119.12, which sets forth the general parameters for administrative appeals, and the

discussion of R.C. 119.12 in Bartchy v. State Bd. of Edn., 120 Ohio St.3d 205,

2008-Ohio-4826, 897 N.E.2d 1096. Bartchy involved an attempt by a group of residents to

transfer their property from one school district to another. In reviewing the Board of

Education’s denial of the property owners’ request, Bartchy relied on R.C. 119.12 and held

that, in an administrative appeal to the common pleas court, the court “may affirm” the

agency’s decision if it is supported by “reliable, probative and substantial evidence and is in

accordance with law.” Id. at ¶ 36, citing R.C. 119.12. Otherwise, it may “reverse,

vacate, or modify the order or make such other ruling as is supported” by the evidence. Id.

{¶ 12} In Bartchy, the supreme court referred to the two inquiries a common pleas

court must conduct in such an appeal as “a hybrid factual/legal inquiry and a purely legal

inquiry.” It noted that, in the “hybrid factual/legal inquiry,” the common pleas court must

give deference to the agency’s resolution of evidentiary conflicts, although the agency’s

conclusions need not be treated as conclusive if “legally significant reasons for discrediting

certain evidence relied upon by the administrative body and necessary to its determination”

were found. Id. at ¶ 37. The common pleas court applied the deferential “hybrid

factual/legal” standard discussed in Bartchy in overruling Baron’s appeal.

{¶ 13} The trial court erred in applying the deferential standard set forth in R.C.

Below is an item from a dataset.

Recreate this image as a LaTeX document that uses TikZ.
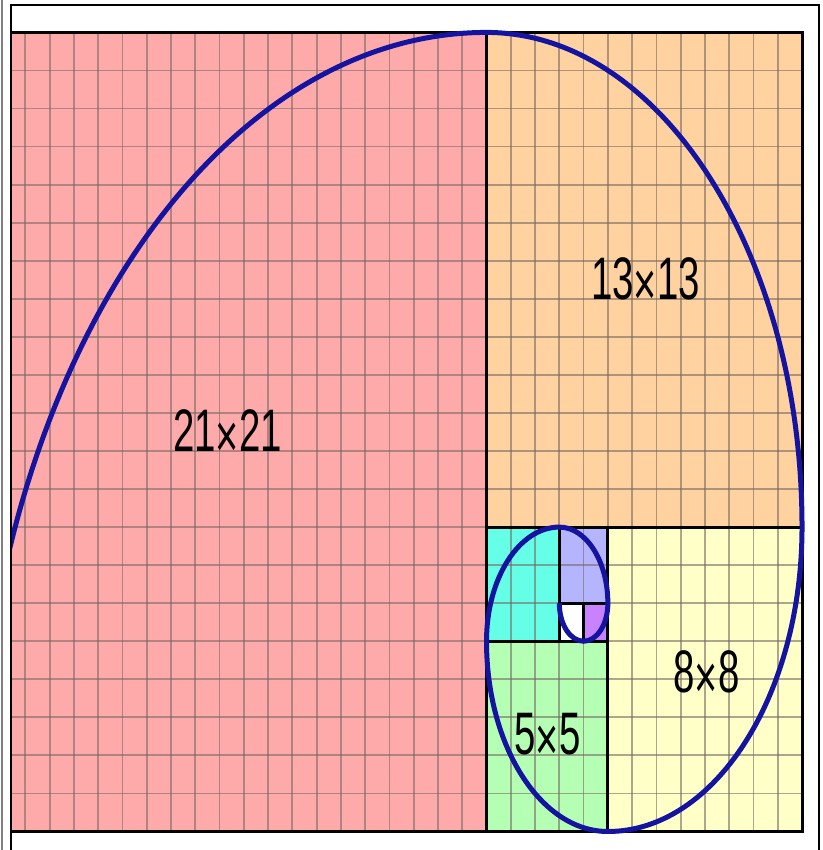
\documentclass[tikz,border=0pt]{standalone}
\usepackage{fontspec}
\setmainfont{Liberation Sans}
\definecolor{cpink}{RGB}{255,170,170}
\definecolor{cpeach}{RGB}{255,210,160}
\definecolor{cyel}{RGB}{255,255,200}
\definecolor{cgreen}{RGB}{180,255,180}
\definecolor{ccyan}{RGB}{100,255,230}
\definecolor{clav}{RGB}{180,180,255}
\definecolor{cpurp}{RGB}{200,130,255}
\definecolor{cspiral}{RGB}{20,20,160}
\definecolor{cgrid}{RGB}{120,105,100}
\newcommand\fibx{{\fontsize{62}{62}\selectfont\raisebox{-6pt}{×}}}
\begin{document}
\begin{tikzpicture}[x=1pt,y=1pt,
  sq/.style={line width=3pt, draw=black},
  gridl/.style={draw=cgrid, draw opacity=0.6, line width=1.8pt},
  spiral/.style={draw=cspiral, line width=5pt},
  lbl/.style={inner sep=0pt, anchor=base, font=\fontsize{60}{60}\selectfont}]
\useasboundingbox (0,0) rectangle (822,850);
\fill[white] (0,0) rectangle (822,850);
\begin{scope}
\clip (12,0) rectangle (822,850);
\begin{scope}[shift={(-23.17,18.5)}, x=24.27pt, y=38.05pt]
  \fill[cpink] (0,0) rectangle (21,21);
  \fill[cpeach] (21,8) rectangle (34,21);
  \fill[cyel] (26,0) rectangle (34,8);
  \fill[cgreen] (21,0) rectangle (26,5);
  \fill[ccyan] (21,5) rectangle (24,8);
  \fill[clav] (24,6) rectangle (26,8);
  \fill[white] (24,5) rectangle (25,6);
  \fill[cpurp] (25,5) rectangle (26,6);
  \foreach \i in {1,...,33} \draw[gridl] (\i,0) -- (\i,21);
  \foreach \j in {1,...,20} \draw[gridl] (0,\j) -- (34,\j);
  \draw[sq] (0,0) rectangle (34,21);
  \draw[sq] (21,0) -- (21,21);
  \draw[sq] (21,8) -- (34,8);
  \draw[sq] (26,0) -- (26,8);
  \draw[sq] (21,5) -- (26,5);
  \draw[sq] (24,5) -- (24,8);
  \draw[sq] (24,6) -- (26,6);
  \draw[sq] (25,5) -- (25,6);
  \draw[spiral] (24,6) arc[start angle=180, end angle=360, radius=1]
    arc[start angle=0, end angle=90, radius=2]
    arc[start angle=90, end angle=180, radius=3]
    arc[start angle=180, end angle=270, radius=5]
    arc[start angle=270, end angle=360, radius=8]
    arc[start angle=0, end angle=90, radius=13]
    arc[start angle=90, end angle=180, radius=21];
\end{scope}
\end{scope}
\node[lbl] (t21) at (227.5,398) {\scalebox{0.64}[1]{21\fibx21}};
\node[lbl] (t13) at (645.5,550) {\scalebox{0.64}[1]{13\fibx13}};
\node[lbl] (t8) at (706.5,157) {\scalebox{0.64}[1]{8\fibx8}};
\node[lbl] (t5) at (547.5,95) {\scalebox{0.64}[1]{5\fibx5}};
\draw[line width=2pt] (11,0) -- (11,845) -- (819,845) -- (819,0);
\draw[gray, line width=2pt] (1.5,0) -- (1.5,850);
\end{tikzpicture}
\end{document}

119.12 and discussed in Bartchy in Baron’s case. Although R.C. 119.12 generally applies

to administrative appeals, R.C. 124.34 sets forth the appeal procedure from an administrative 5

action involving the suspension, fine, demotion or removal of “any member of the police or

fire department of a city or civil service township, who is in the classified civil service.”

R.C. 124.34(C). When such an appeal is heard, the appointing authority or trial board “may

affirm, disaffirm, or modify the judgment of the appointing authority. An appeal on

question of law and fact may be had from the decision of the commission to the court of

common pleas * * *.” Id.

{¶ 14} It is well settled that, when a conflict exists between a specific provision of

law and a general provision, the specific provision prevails. See R.C. 1.51; Meerland Dairy

L.L.C. v. Ross Twp., 2d Dist. Greene No. 07CA0083, 2008-Ohio-2243, ¶ 18; Palco Invest.,

Inc. v. Springfield, 2d Dist. Clark No. 2004 CA 80, 2005-Ohio-6838, ¶ 11, citing Love v.

Port Clinton, 37 Ohio St.3d 98, 99, 524 N.E.2d 166 (1988). Thus, while some of the

general provisions of R.C. 119.12 may apply to a firefighter’s appeal from the decision of

the Civil Service Board, the common pleas court is required to apply the standard of review

set forth in the more specific statute, R.C.